Of course, RSI too is playing the commodity RFID tag game. Compliance business is important because it will drive a lot of volume in the long-term, Bielas said.

In late September, it announced a sub-15 cent finished tag in one million unit orders. For customers that commit to ordering about four million units per year or a two-year volume contract, the price per tag would drop to 9.9 cents by December 2006.

It must be noted that tag pricing in the US has caused confusion among mainstream media, which often mistakenly cites the price of an RFID inlay just one component of a finished tag as the full tag cost.

Inlays, which consist of an antenna and silicon chip, must be converted into a tag, a process that at least doubles the final price of a tag. Sub-15 cents in volume orders is the current low-cost watermark for finished tags. When publications such as Forbes talk about 7.9-cent tags, what they really mean is 7.9-cent inlays.

RSI’s Bielas said the majority of his competitors are selling inexpensive tags and components below cost, unlike RSI. Without naming rivals, he said some major vendors are selling cheap tags at roughly a 30% loss.

RSI can sell low-cost tags and maintain profit margins because it is the only company in North America that manufactures all tag components, except silicon, and is also a tag converter, according to Bielas. The Chula Vista, California-based company also has two manufacturing and assembly facilities in the US, which currently run at capacity, Bielas said.
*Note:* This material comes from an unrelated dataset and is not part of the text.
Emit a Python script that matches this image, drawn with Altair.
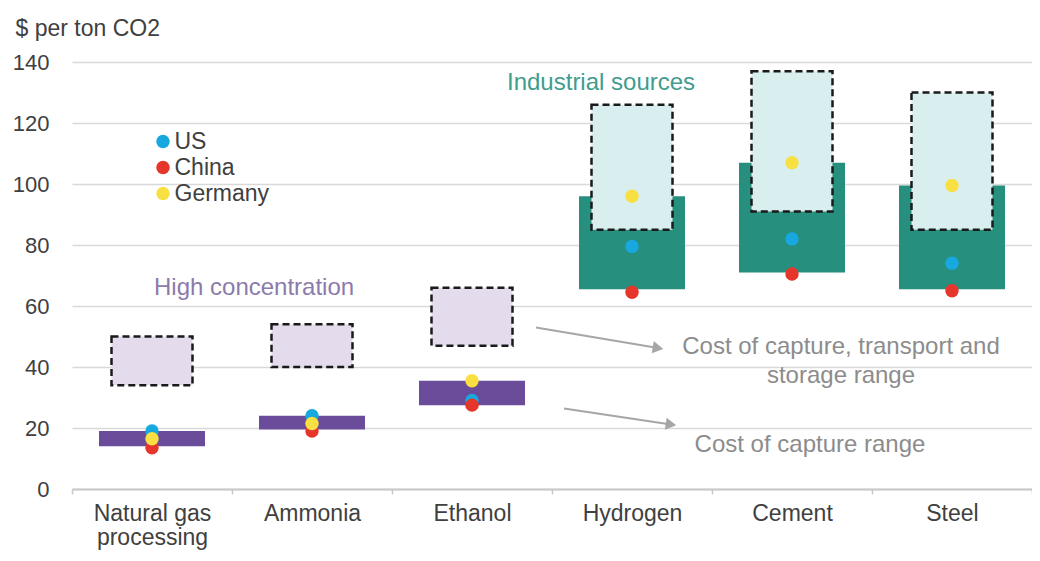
import altair as alt
import pandas as pd

# ---------------- data ----------------
categories = ["Natural gas processing", "Ammonia", "Ethanol", "Hydrogen", "Cement", "Steel"]
groups = ["High concentration"] * 3 + ["Industrial sources"] * 3
capture_low = [14, 19.5, 27.5, 65.5, 71, 65.5]
capture_high = [19, 24, 35.5, 96, 107, 99.5]
total_low = [34, 40, 47, 85, 91, 85]
total_high = [50, 54, 66, 126, 137, 130]

countries = ["US", "China", "Germany"]
us_cost = [19, 24, 29, 79.5, 82, 74]
china_cost = [13.5, 19, 27.5, 64.5, 70.5, 65]
germany_cost = [16.5, 21.5, 35.5, 96, 107, 99.5]

y_ticks = [0, 20, 40, 60, 80, 100, 120, 140]
annotation_texts = [
    "High concentration",
    "Industrial sources",
    "Cost of capture, transport and\nstorage range",
    "Cost of capture range",
]

# ---------------- tables ----------------
ranges = pd.DataFrame({
    "category": categories,
    "group": groups,
    "cap_lo": capture_low,
    "cap_hi": capture_high,
    "tot_lo": total_low,
    "tot_hi": total_high,
})

rows = []
for country, vals in zip(countries, [us_cost, china_cost, germany_cost]):
    for cat, v in zip(categories, vals):
        rows.append({"category": cat, "country": country, "cost": v})
points_df = pd.DataFrame(rows)

FONT = "Liberation Sans"
TXT = "#404040"

x_enc = alt.X(
    "category:N",
    sort=categories,
    title=None,
    scale=alt.Scale(paddingInner=0, paddingOuter=0),
    axis=alt.Axis(
        labelAngle=0,
        labelFont=FONT,
        labelFontSize=23,
        labelColor=TXT,
        labelPadding=8,
        labelLineHeight=24,
        labelExpr="datum.label == 'Natural gas processing' ? ['Natural gas', 'processing'] : datum.label",
        tickBand="extent",
        tickSize=5,
        tickColor="#c8c8c8",
        tickWidth=1.5,
        domainColor="#c8c8c8",
        domainWidth=2,
        grid=False,
    ),
)

y_scale = alt.Scale(domain=[0, 140], nice=False)
y_axis = alt.Axis(
    values=y_ticks,
    labelFont=FONT,
    labelFontSize=22,
    labelColor=TXT,
    labelPadding=23,
    ticks=False,
    domain=False,
    gridColor="#d9d9d9",
    gridWidth=1.5,
    title="$ per ton CO2",
    titleFont=FONT,
    titleFontSize=23,
    titleFontWeight="normal",
    titleColor=TXT,
    titleAngle=0,
    titleAlign="left",
    titleBaseline="alphabetic",
    titleX=-57,
    titleY=-27,
)

bars = alt.Chart(ranges).mark_bar(size=106).encode(
    x=x_enc,
    y=alt.Y("cap_lo:Q", scale=y_scale, axis=y_axis),
    y2="cap_hi:Q",
    color=alt.Color(
        "group:N",
        scale=alt.Scale(domain=["High concentration", "Industrial sources"], range=["#6b4c9a", "#278f7e"]),
        legend=None,
    ),
)

boxes = alt.Chart(ranges).mark_bar(
    size=81, stroke="#1a1a1a", strokeWidth=2.5, strokeDash=[7, 4]
).encode(
    x=alt.X("category:N", sort=categories),
    y="tot_lo:Q",
    y2="tot_hi:Q",
    fill=alt.Fill(
        "group:N",
        scale=alt.Scale(domain=["High concentration", "Industrial sources"], range=["#e4dced", "#d9efef"]),
        legend=None,
    ),
)

dots = alt.Chart(points_df).mark_circle(size=180, opacity=1).encode(
    x=alt.X("category:N", sort=categories),
    y="cost:Q",
    color=alt.Color(
        "country:N",
        sort=countries,
        scale=alt.Scale(domain=countries, range=["#17a8e0", "#e6352b", "#f8e043"]),
        legend=alt.Legend(
            orient="none",
            legendX=79.5,
            legendY=68,
            title=None,
            symbolType="circle",
            symbolSize=180,
            symbolStrokeWidth=0,
            labelFont=FONT,
            labelFontSize=23,
            labelColor=TXT,
            labelOffset=0,
            rowPadding=2,
            padding=0,
        ),
    ),
)


def text_layer(txt, x, y, color, size, align):
    return alt.Chart(pd.DataFrame({"t": [txt]})).mark_text(
        font=FONT, fontSize=size, color=color, align=align,
        baseline="alphabetic", lineBreak="\n", lineHeight=29,
    ).encode(text="t:N", x=alt.value(x), y=alt.value(y))


t1 = text_layer(annotation_texts[0], 82, 233, "#8b7bab", 24, "left")
t2 = text_layer(annotation_texts[1], 435, 28, "#3f9c8e", 24, "left")
t3 = text_layer(annotation_texts[2], 769, 292, "#8c8c8c", 24, "center")
t4 = text_layer(annotation_texts[3], 738, 389.5, "#8c8c8c", 24, "center")

one = pd.DataFrame({"a": [0]})
arrow1 = alt.Chart(one).mark_rule(color="#a6a6a6", strokeWidth=2).encode(
    x=alt.value(464), y=alt.value(265.5), x2=alt.value(586), y2=alt.value(286)
)
head1 = alt.Chart(one).mark_point(
    shape="triangle-right", filled=True, fill="#a6a6a6", opacity=1, size=150, angle=9.5, strokeWidth=0
).encode(x=alt.value(586), y=alt.value(286))
arrow2 = alt.Chart(one).mark_rule(color="#a6a6a6", strokeWidth=2).encode(
    x=alt.value(492), y=alt.value(346.5), x2=alt.value(599), y2=alt.value(362.5)
)
head2 = alt.Chart(one).mark_point(
    shape="triangle-right", filled=True, fill="#a6a6a6", opacity=1, size=150, angle=8.6, strokeWidth=0
).encode(x=alt.value(599), y=alt.value(362.5))

chart = alt.layer(
    bars, boxes, dots, t1, t2, t3, t4, arrow1, head1, arrow2, head2
).resolve_scale(
    color="independent", fill="independent"
).properties(
    width=960,
    height=427,
    autosize=alt.AutoSizeParams(type="none"),
    padding={"left": 64, "top": 54, "right": 0, "bottom": 62},
    background="white",
).configure_view(stroke=None)

chart.save("out.html", embed_options={"renderer": "svg", "actions": False})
But volume business is still key to RSI because it is the only way it can control its largest outside RFID cost: silicon. An RFID chip can cost be between 5 cents to 12 cents per tag, depending on frequency, performance criteria and volume, Bielas said. RSI can get up to a 40% discount on volume orders from its key Gen 2 silicon supplier, Impinj Inc based in Seattle, Washington, Bielas said.

Without the volume, RSI can’t lower its silicon costs, making it very difficult to compete in the compliance business.

The short-term roadblock that RSI and its rivals now face is the reality of customers holding off large purchasing decisions as they wait for the price wars to hit bottom.

Still, Bielas said RSI first received its first 25-million unit tag order from one of the top 10 Wal-Mart suppliers, which he declined to name, last September.

Privately held RSI, which has no venture capital financing, has been profitable since it launched in 1991, Bielas said, declining specifics. About 75% of its revenues are from its barcode business, which includes customers such as IBM, Hitachi, Hewlett-Packard and Matsushita.

Bielas hopes to convert some of its 70-plus Fortune 500 barcode customers into its RFID business, which makes up the remaining 25% of RSI revenues.

In total, RSI saw more than $10m in sales last year and Bielas said he plans to grow that to more than $100m during the next five years. To achieve that, he’s banking on the market maturing and customers demanding performance, not just price.